Total station EVA time by 122 astronauts and cosmonauts representing nine nations now stands at 1,195 hours and 20 minutes, or 49.8 days.
The Progress MS/62P cargo ship, launched from the Baikonur Cosmodrome in Kazakhstan at 3:44:39 a.m., is the first in a new series of spacecraft featuring an upgraded command and telemetry system, new digital video gear for proximity operations and additional redundancy in a manual control backup system.
MS-series upgrades tested on previous flights include an improved KURS rendezvous radar, an upgraded satellite navigation system, redundant motors in the docking mechanism, improved shielding against micrometeoroids and a new LED spotlight.
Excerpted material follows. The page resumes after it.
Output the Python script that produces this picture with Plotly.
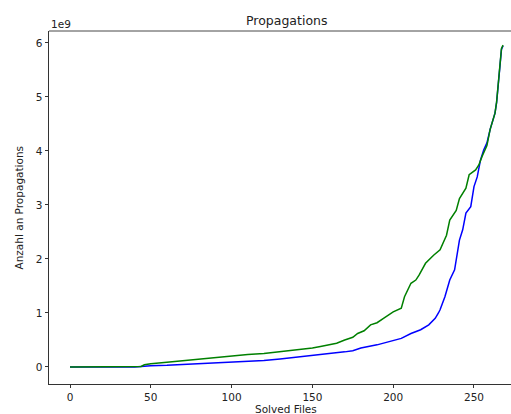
import plotly.graph_objects as go

# Data (x = solved files, y = propagations in units of 1e9)
green_x = [0, 38, 44, 46, 50, 60, 70, 80, 90, 100, 110, 120, 130, 140, 150, 155, 160, 165,
           170, 175, 178, 182, 186, 190, 194, 200, 205, 207, 211, 214, 216, 220, 225, 229,
           233, 235, 239, 241, 245, 247, 251, 253, 255, 258, 260, 262, 263, 264, 265, 266,
           267, 268]
green_y = [0, 0, 0.01, 0.04, 0.06, 0.09, 0.12, 0.14, 0.17, 0.21, 0.23, 0.25, 0.28, 0.31,
           0.35, 0.38, 0.41, 0.44, 0.5, 0.55, 0.62, 0.67, 0.78, 0.82, 0.9, 1.02, 1.09, 1.3,
           1.55, 1.61, 1.7, 1.92, 2.07, 2.17, 2.44, 2.72, 2.9, 3.12, 3.31, 3.56, 3.65, 3.74,
           3.9, 4.1, 4.4, 4.6, 4.7, 4.91, 5.25, 5.62, 5.9, 5.96]

blue_x = [0, 40, 46, 50, 60, 70, 80, 90, 100, 110, 120, 130, 140, 150, 160, 170, 175, 180,
          190, 197, 205, 211, 217, 222, 226, 228, 229, 232, 235, 238, 241, 243, 245, 248,
          250, 252, 254, 256, 258, 260, 262, 263, 264, 265, 266, 267, 268]
blue_y = [0, 0, 0.015, 0.025, 0.03, 0.045, 0.055, 0.065, 0.08, 0.1, 0.12, 0.15, 0.18, 0.22,
          0.25, 0.28, 0.3, 0.35, 0.41, 0.47, 0.53, 0.62, 0.69, 0.78, 0.9, 1.0, 1.06, 1.3,
          1.61, 1.8, 2.35, 2.54, 2.85, 2.97, 3.34, 3.52, 3.83, 4.02, 4.15, 4.4, 4.6, 4.7,
          4.9, 5.2, 5.6, 5.88, 5.95]

x_ticks = [0, 50, 100, 150, 200, 250]
y_ticks = [0, 1, 2, 3, 4, 5, 6]
SCALE = 1e9

FONT = "DejaVu Sans"

fig = go.Figure()
fig.add_trace(go.Scatter(x=blue_x, y=[v * SCALE for v in blue_y], mode="lines",
                         line=dict(color="#0000ff", width=1.5), showlegend=False))
fig.add_trace(go.Scatter(x=green_x, y=[v * SCALE for v in green_y], mode="lines",
                         line=dict(color="#008000", width=1.5), showlegend=False))

axis_common = dict(showgrid=False, zeroline=False, ticks="outside", ticklen=3.5,
                   tickwidth=0.8, tickcolor="#333", linecolor="#333", linewidth=0.9,
                   showline=True, tickfont=dict(family=FONT, size=10.5, color="#222"))

fig.update_layout(
    width=511, height=414,
    margin=dict(l=49, r=0, t=31, b=30),
    paper_bgcolor="white", plot_bgcolor="white",
    font=dict(family=FONT, size=10.5, color="#222"),
    xaxis=dict(range=[-13.0, 272.9], tickvals=x_ticks,
               ticktext=[str(t) for t in x_ticks], **axis_common),
    yaxis=dict(range=[-0.315 * SCALE, 6.222 * SCALE], tickvals=[t * SCALE for t in y_ticks],
               ticktext=[str(t) for t in y_ticks], **axis_common),
    shapes=[dict(type="line", xref="paper", yref="paper", x0=0, x1=1, y0=1, y1=1,
                 line=dict(color="#333", width=0.9))],
    annotations=[
        dict(text="Propagations", xref="paper", yref="paper", x=(286 - 49) / 462,
             y=1, yshift=11, xanchor="center", yanchor="middle", showarrow=False,
             font=dict(family=FONT, size=12.5, color="#222")),
        dict(text="1e9", xref="paper", yref="paper", x=0, y=1, yshift=7,
             xanchor="left", yanchor="middle", showarrow=False,
             font=dict(family=FONT, size=10.5, color="#222")),
        dict(text="Solved Files", xref="paper", yref="paper", x=(286 - 49) / 462,
             y=0, yshift=-25, xanchor="center", yanchor="middle", showarrow=False,
             font=dict(family=FONT, size=10.5, color="#222")),
        dict(text="Anzahl an Propagations", xref="paper", yref="paper", x=0, xshift=-31,
             y=0.5, xanchor="center", yanchor="middle", textangle=-90, showarrow=False,
             font=dict(family=FONT, size=10.5, color="#222")),
    ],
)

fig.write_html("out.html")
The Russians originally planned to launch the first MS-series Progress earlier and to implement the upgrades in a piloted Soyuz spacecraft in March. But the April 28 loss of a Progress due to a third stage malfunction delayed implementation and triggered downstream adjustments to the Russian launch schedule.
The Russians now plan to launch two MS-series Progress supply ships — the second is scheduled for launch March 31 — to flight test the new upgrades with the first Soyuz MS taking off on June 21. On board will be spacecraft commander Anatoly Ivanishin, Japanese astronaut Takuya Onishi and NASA astronaut Kate Rubins.
The crew that originally planned to launch aboard the first MS-series Soyuz in March — Oleg Skripochka, Alexey Ovchinin and NASA astronaut Jeffrey Williams — was switched to an older Soyuz, the TMA-20M.
The Progress MS/62P spacecraft launched Monday is the tenth space station supply ship launched this year. The April Progress failure and the June loss of a SpaceX Dragon cargo craft cut into the station’s on-board reserves, but four cargo ships in a row have reached the outpost since then and the fifth is now on the way.
The MS/62P supply ship is carrying 1,918 pounds of propellant, 105 pounds of oxygen and air, 926 pounds of water and 2,804 pounds of equipment, crew supplies and spare parts.